## What this task involves
Find each line with the word "chart" in it, then give the total alone.

## Start Material

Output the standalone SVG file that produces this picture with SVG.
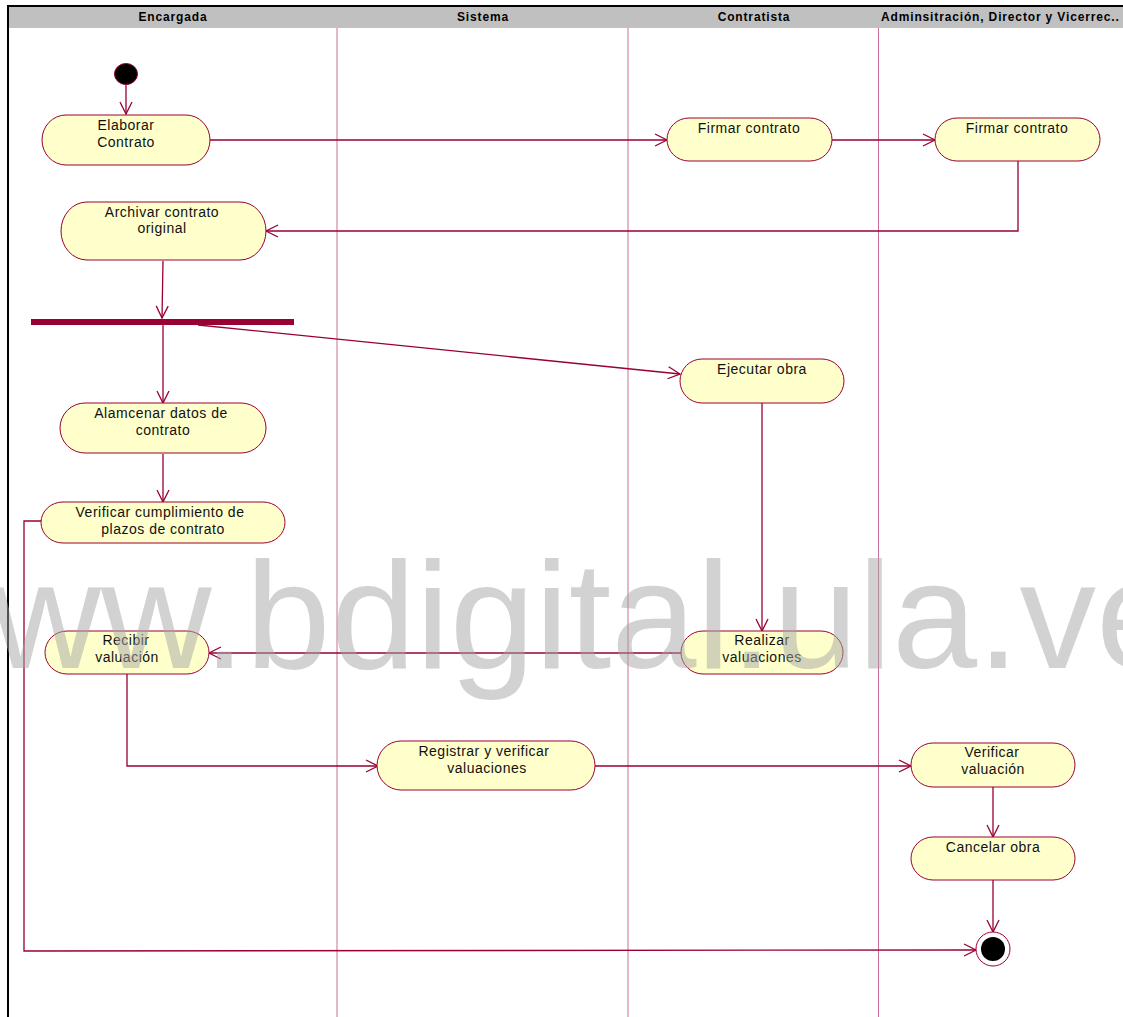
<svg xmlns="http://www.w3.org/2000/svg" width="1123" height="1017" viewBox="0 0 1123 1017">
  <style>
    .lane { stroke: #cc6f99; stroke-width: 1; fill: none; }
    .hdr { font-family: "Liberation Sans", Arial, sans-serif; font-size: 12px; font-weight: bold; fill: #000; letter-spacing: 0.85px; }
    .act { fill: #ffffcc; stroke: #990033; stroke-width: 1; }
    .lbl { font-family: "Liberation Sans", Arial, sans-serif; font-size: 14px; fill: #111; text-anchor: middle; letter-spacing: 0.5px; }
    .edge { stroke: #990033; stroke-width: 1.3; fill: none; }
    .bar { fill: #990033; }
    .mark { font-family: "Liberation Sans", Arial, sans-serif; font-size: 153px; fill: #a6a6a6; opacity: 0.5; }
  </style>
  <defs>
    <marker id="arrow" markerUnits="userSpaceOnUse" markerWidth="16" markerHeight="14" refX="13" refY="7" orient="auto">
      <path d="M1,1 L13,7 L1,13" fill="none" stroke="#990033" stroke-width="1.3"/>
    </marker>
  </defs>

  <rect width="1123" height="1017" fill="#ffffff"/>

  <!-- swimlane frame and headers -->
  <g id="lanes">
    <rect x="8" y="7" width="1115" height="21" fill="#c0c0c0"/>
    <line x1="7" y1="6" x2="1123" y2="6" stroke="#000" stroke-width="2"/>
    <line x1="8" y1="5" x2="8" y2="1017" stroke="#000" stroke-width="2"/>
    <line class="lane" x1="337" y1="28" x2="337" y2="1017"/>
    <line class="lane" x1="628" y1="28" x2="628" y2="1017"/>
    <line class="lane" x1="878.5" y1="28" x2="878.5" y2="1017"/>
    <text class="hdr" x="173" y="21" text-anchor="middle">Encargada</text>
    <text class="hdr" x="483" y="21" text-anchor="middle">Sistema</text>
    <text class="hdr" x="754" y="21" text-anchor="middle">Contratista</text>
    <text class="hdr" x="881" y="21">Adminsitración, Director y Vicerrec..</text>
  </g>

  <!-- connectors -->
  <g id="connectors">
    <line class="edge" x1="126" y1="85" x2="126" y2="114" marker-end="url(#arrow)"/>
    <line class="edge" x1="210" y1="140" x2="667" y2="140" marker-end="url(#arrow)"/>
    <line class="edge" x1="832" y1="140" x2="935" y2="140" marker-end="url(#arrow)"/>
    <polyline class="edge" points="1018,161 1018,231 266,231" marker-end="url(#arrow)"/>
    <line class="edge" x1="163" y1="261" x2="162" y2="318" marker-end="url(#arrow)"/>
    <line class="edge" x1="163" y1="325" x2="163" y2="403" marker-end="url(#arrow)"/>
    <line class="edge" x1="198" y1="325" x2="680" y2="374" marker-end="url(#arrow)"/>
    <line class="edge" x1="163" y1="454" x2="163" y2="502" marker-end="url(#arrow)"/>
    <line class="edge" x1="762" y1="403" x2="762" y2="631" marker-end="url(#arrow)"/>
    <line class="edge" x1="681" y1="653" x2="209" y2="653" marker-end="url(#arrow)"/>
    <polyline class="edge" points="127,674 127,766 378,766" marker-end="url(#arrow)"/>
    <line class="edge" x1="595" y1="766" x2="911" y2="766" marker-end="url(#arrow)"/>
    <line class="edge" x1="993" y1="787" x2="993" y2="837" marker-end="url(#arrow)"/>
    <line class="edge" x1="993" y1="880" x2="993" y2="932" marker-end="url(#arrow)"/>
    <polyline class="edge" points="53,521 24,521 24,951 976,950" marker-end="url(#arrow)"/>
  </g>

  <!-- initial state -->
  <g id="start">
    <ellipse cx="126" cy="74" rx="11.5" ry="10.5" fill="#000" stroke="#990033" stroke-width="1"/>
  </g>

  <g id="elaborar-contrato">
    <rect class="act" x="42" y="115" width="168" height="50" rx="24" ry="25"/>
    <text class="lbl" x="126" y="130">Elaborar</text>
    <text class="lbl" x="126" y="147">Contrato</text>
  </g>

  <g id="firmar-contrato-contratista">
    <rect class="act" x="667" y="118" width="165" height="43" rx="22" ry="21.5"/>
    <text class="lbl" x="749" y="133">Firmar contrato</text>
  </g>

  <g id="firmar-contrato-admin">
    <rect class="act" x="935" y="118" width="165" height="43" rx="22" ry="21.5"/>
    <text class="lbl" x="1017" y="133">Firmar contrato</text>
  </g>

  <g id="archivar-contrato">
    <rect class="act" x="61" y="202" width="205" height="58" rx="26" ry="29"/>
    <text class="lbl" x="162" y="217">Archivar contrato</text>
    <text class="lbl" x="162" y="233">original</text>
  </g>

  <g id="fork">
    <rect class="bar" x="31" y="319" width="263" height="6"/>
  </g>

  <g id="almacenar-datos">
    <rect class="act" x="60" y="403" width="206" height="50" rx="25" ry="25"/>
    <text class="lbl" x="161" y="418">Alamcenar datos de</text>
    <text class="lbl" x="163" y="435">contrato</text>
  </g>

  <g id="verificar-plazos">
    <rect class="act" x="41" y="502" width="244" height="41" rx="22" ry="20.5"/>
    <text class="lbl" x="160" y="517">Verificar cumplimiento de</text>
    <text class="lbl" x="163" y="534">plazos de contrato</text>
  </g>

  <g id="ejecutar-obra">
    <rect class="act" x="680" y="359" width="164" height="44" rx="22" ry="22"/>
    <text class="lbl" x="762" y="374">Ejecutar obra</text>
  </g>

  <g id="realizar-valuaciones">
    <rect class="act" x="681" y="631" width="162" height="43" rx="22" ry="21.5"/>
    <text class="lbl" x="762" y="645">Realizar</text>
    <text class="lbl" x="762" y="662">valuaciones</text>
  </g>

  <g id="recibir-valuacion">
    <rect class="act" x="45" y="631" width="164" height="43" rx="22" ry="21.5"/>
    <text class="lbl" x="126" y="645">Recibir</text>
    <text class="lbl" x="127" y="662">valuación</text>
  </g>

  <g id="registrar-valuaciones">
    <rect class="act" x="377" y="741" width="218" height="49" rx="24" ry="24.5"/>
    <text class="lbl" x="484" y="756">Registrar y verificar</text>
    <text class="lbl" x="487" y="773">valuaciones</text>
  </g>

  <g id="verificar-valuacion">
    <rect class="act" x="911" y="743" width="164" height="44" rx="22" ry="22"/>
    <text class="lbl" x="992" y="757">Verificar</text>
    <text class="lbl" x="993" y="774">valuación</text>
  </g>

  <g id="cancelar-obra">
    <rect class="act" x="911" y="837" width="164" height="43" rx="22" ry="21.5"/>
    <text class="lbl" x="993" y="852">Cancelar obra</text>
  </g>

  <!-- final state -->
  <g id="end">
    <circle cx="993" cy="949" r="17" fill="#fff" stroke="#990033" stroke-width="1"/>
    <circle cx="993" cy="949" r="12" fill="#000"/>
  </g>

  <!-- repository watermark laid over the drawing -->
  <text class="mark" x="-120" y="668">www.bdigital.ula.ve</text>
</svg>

## End Material
## Start Material

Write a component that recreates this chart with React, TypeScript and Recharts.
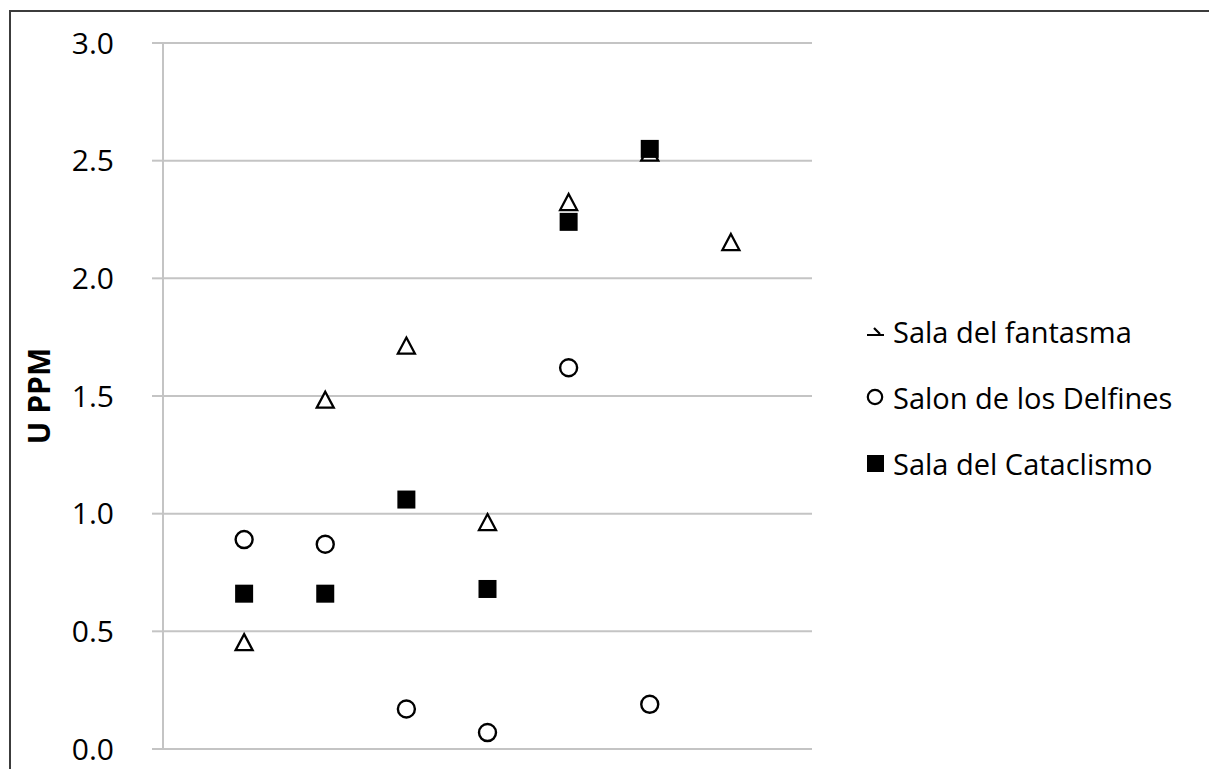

## End Material
## Start Material

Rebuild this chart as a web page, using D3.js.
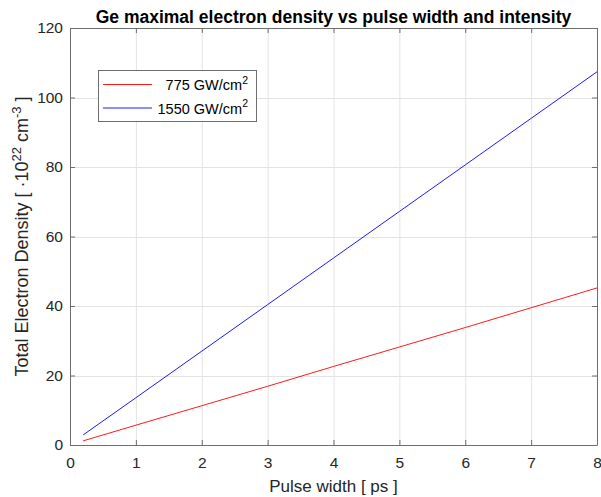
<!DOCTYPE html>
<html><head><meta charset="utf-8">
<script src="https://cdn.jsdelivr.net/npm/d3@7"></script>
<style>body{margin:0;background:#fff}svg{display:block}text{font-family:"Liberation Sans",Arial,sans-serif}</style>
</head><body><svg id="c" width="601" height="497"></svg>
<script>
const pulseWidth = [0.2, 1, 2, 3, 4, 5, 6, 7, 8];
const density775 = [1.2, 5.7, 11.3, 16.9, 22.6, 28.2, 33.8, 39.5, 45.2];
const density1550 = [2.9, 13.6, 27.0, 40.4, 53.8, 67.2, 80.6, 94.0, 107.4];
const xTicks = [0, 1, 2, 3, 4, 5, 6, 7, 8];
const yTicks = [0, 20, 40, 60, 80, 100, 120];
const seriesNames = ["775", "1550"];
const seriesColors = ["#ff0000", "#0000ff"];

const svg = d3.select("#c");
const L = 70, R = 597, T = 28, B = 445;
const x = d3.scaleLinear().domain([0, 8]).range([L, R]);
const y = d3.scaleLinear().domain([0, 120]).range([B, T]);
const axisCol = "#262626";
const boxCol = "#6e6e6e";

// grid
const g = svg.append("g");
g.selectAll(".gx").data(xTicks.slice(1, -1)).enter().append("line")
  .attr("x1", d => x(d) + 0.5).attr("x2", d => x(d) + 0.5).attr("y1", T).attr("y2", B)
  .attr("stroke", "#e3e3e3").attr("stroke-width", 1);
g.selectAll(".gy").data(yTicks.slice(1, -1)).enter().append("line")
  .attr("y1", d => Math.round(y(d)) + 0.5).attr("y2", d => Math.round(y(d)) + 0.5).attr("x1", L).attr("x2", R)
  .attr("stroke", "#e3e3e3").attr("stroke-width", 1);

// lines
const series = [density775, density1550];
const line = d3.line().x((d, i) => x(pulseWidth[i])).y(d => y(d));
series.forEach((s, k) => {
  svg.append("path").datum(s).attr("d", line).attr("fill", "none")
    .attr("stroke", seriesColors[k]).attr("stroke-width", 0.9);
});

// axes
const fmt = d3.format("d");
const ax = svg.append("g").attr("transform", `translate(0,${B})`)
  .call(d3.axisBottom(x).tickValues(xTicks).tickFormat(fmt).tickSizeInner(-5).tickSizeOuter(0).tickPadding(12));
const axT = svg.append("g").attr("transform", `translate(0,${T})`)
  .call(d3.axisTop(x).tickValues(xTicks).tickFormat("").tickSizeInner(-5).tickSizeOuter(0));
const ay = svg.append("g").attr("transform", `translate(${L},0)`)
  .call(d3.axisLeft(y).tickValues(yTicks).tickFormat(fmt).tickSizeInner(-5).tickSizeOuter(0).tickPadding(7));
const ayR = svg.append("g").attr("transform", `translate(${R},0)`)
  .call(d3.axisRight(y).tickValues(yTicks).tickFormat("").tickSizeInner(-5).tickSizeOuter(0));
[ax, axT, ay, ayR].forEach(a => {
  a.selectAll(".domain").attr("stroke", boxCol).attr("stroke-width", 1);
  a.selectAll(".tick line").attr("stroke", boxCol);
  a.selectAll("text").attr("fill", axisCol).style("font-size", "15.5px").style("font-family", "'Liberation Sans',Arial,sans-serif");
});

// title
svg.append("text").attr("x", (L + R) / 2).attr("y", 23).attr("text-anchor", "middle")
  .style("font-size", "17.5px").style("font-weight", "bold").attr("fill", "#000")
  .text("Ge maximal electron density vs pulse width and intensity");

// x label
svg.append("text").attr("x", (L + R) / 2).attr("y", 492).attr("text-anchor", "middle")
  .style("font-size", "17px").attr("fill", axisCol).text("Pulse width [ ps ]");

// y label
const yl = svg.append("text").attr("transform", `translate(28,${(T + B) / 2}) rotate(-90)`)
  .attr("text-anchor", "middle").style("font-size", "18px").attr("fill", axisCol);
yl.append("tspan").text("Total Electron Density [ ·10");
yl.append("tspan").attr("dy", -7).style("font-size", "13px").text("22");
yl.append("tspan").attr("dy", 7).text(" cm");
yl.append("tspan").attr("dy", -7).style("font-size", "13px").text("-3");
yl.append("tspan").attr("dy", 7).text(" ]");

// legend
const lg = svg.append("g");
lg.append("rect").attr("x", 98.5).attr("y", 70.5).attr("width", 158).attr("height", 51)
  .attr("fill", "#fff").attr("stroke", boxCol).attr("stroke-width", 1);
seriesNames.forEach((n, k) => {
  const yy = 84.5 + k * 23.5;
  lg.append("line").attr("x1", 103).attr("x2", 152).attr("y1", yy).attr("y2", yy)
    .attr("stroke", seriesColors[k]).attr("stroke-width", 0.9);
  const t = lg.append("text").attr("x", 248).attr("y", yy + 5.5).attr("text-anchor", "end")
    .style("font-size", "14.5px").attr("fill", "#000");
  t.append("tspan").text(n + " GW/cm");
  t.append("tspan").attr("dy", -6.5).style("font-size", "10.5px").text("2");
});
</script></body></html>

## End Material

## Result for this exercise
2